Najprostszym rozwiązaniem, jakie przychodzi mi w tej chwili do głowy jest produkt w postaci szlaku turystycznego.
W Koninie znajduje się gotycki kościół pw. św. Bartłomieja. Jego wnętrze zostało ozdobione na początku XX wieku przez Eligiusza Niewiadomskiego. Zarówno polichromie, jak i witraże są wykonane w stylu secesyjnym. Podobnie ma się też sprawa w położonych 8 kilometrów od Turku Psarach. Polichromia w tamtejszym kościele pw. Nawiedzenia Najświętszej Marii Panny powstała również pod kierunkiem Niewiadomskiego.
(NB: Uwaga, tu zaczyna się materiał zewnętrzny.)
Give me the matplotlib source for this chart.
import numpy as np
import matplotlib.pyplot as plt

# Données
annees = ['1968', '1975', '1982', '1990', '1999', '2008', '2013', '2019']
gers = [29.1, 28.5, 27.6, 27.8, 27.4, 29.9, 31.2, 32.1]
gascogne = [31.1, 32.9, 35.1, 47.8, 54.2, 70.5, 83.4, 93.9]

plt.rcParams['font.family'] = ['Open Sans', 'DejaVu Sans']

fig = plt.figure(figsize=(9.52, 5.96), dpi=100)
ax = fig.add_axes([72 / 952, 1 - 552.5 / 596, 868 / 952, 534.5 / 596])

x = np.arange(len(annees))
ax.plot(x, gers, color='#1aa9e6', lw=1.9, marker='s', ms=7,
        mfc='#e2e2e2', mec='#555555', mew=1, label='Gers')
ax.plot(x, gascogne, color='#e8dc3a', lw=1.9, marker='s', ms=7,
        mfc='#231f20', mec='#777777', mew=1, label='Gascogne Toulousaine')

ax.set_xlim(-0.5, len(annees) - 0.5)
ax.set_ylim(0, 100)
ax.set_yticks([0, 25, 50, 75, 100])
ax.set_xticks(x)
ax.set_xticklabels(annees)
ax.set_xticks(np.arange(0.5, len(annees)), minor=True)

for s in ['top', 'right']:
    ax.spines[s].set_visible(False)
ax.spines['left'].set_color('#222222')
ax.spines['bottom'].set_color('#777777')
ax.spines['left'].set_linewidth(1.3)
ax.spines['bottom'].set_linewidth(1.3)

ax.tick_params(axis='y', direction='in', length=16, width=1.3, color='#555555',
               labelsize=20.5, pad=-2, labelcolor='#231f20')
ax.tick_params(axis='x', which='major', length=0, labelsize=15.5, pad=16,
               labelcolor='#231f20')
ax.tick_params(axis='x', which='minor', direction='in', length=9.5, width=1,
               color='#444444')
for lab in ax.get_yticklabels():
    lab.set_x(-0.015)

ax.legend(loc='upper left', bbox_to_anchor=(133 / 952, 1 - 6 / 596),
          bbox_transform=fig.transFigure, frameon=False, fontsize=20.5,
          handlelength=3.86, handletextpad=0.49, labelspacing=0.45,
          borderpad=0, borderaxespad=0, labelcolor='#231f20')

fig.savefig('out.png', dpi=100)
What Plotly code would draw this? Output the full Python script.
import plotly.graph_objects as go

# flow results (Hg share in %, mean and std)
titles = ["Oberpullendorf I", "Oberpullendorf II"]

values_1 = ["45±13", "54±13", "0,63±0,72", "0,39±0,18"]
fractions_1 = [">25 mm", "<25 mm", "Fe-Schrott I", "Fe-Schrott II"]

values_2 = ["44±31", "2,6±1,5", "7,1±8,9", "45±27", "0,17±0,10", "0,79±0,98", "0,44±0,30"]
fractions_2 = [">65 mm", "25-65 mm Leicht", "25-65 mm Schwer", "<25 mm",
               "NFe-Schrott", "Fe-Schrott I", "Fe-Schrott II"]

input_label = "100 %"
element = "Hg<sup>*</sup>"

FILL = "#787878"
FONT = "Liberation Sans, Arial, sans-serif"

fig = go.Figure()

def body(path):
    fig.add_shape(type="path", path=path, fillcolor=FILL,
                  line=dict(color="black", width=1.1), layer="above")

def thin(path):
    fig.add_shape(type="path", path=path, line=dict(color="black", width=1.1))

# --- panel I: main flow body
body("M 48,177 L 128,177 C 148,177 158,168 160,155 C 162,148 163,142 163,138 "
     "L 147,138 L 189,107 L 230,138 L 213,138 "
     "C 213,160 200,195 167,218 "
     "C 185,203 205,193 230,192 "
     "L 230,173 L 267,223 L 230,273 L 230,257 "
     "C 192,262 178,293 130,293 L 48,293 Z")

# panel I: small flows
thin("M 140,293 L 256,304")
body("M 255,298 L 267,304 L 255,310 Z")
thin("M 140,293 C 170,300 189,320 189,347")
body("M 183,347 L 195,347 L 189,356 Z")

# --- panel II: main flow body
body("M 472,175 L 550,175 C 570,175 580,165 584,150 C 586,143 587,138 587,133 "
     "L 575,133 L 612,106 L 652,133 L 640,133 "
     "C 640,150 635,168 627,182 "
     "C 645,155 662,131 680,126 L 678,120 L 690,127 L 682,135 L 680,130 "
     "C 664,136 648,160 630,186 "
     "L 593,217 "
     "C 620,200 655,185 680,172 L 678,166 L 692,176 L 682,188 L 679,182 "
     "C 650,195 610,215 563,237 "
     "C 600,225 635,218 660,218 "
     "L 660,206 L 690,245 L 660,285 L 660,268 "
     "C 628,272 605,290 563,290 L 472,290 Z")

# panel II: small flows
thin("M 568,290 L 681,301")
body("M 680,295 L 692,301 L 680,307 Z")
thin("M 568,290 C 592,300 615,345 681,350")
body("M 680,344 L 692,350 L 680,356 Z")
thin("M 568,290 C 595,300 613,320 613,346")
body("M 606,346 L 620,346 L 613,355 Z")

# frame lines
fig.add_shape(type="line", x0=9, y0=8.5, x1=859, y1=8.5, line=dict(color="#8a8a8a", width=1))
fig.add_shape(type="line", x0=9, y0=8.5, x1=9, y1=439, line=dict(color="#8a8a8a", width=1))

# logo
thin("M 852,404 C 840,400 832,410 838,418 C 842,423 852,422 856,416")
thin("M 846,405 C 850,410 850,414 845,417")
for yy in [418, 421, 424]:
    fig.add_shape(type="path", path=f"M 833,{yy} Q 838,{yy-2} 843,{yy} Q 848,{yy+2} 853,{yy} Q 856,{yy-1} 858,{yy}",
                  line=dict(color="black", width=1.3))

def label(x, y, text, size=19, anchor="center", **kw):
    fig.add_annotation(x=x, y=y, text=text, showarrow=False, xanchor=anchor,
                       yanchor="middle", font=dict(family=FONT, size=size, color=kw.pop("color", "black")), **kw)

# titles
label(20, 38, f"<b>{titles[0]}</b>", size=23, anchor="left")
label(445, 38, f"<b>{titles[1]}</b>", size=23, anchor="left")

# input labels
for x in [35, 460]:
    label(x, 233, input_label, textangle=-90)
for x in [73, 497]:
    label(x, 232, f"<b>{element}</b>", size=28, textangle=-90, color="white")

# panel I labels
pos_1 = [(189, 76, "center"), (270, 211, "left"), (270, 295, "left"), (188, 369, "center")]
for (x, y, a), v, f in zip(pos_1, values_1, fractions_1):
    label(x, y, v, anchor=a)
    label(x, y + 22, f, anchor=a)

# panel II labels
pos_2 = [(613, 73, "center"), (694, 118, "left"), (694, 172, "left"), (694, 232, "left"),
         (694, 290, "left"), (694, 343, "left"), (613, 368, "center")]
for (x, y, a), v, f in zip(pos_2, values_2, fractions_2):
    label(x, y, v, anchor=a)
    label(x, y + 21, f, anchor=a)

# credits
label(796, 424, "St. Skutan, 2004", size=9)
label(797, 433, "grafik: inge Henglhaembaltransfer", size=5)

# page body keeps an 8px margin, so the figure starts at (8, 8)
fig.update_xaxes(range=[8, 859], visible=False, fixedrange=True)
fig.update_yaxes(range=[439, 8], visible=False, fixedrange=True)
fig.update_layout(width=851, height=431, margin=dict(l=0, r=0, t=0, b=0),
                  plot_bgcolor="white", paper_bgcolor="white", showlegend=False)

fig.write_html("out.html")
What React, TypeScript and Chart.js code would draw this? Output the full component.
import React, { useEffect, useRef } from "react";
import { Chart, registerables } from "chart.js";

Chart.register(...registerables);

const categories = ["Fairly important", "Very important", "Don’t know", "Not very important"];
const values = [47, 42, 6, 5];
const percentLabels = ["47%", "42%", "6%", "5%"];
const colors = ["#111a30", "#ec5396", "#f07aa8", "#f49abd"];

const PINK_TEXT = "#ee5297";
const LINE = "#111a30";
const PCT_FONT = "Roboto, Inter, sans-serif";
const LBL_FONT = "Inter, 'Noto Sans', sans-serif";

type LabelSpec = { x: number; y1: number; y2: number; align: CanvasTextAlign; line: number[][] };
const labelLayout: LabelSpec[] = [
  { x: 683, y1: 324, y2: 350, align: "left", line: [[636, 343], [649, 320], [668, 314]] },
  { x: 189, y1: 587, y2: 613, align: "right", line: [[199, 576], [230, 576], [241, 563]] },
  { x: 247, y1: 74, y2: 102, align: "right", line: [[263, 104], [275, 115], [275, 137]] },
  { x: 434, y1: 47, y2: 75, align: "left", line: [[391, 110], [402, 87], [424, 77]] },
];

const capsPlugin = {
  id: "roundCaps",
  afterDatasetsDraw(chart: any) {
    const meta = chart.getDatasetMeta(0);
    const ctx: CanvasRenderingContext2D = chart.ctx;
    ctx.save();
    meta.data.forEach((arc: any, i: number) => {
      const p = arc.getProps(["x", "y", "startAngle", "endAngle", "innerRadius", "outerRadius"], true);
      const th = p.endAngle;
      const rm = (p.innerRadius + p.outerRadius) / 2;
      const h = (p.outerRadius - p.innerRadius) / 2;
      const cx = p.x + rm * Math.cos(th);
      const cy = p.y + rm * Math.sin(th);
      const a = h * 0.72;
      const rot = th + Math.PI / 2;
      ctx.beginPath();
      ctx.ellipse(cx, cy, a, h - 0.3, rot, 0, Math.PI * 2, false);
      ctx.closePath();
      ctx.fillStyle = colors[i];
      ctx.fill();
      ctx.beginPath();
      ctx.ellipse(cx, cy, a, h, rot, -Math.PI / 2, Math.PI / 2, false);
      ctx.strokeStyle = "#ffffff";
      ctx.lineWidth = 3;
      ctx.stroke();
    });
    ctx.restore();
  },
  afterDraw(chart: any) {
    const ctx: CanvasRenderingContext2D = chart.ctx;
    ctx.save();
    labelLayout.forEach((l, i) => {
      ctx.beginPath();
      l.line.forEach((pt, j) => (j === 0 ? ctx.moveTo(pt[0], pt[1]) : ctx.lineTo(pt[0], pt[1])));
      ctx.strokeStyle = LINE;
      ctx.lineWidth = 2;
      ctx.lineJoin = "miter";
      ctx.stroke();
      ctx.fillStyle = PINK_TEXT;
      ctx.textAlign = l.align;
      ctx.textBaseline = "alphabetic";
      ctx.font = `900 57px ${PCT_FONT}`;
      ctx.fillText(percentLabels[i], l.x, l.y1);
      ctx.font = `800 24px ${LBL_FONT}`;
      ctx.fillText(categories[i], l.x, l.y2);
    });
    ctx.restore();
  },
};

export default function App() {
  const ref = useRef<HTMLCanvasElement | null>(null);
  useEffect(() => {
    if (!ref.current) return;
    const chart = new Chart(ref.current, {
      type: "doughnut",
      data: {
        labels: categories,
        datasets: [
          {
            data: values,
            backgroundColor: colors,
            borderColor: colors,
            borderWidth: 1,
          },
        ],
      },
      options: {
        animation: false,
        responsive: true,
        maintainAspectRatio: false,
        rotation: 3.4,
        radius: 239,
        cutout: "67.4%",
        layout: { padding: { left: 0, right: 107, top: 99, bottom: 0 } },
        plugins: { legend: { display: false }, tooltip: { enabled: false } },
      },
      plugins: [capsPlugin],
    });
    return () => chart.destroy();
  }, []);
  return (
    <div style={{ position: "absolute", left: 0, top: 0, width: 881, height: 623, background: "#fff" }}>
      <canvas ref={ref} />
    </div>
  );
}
Jeżeli te dwa obiekty połączyć z kościołem NSPJ w Turku, który byłby klamrą merytoryczną spinającą w całość „treści” znajdujące się w owych kościołach, mógłby powstać szlak polichromii młodopolskiej. Urozmaicić można by go było kościołami w Starym Mieście i Wyszynie. Ostatecznie, dlaczego by nie „wyprodukować” szlaku Licheń - Konin - Stare Miasto - Wyszyna - Turek - Kalisz (alternatywnie z Turku do Świnic Warckich słynących z siostry Faustyny). Po drodze znalazłoby się również parę perełek dla zwiedzających i pielgrzymów (chociażby wieś Galew).
Może w tym momencie Ameryki nie odkryłem, ani też nie znalazłem złotego środka na sprowadzenie tłumów turystów i pielgrzymów, ale faktem jest, że takiego produktu jak na razie nie ma. Musimy zawczasu myśleć o tym, w jaki sposób zarabiać pieniądze i tworzyć miejsca pracy. Pamiętajmy, że węgiel kiedyś się skończy.
I nie zapominajmy też, że w dzisiejszych czasach wszystko jest tylko kwestią dobrej promocji i rozgłosu.
Dlatego Konin powinien bacznie przyglądać się „sprawie Mehoffera” i zastanowić się w jaki sposób wykorzystać to, że sąsiedzi próbują się wypromować.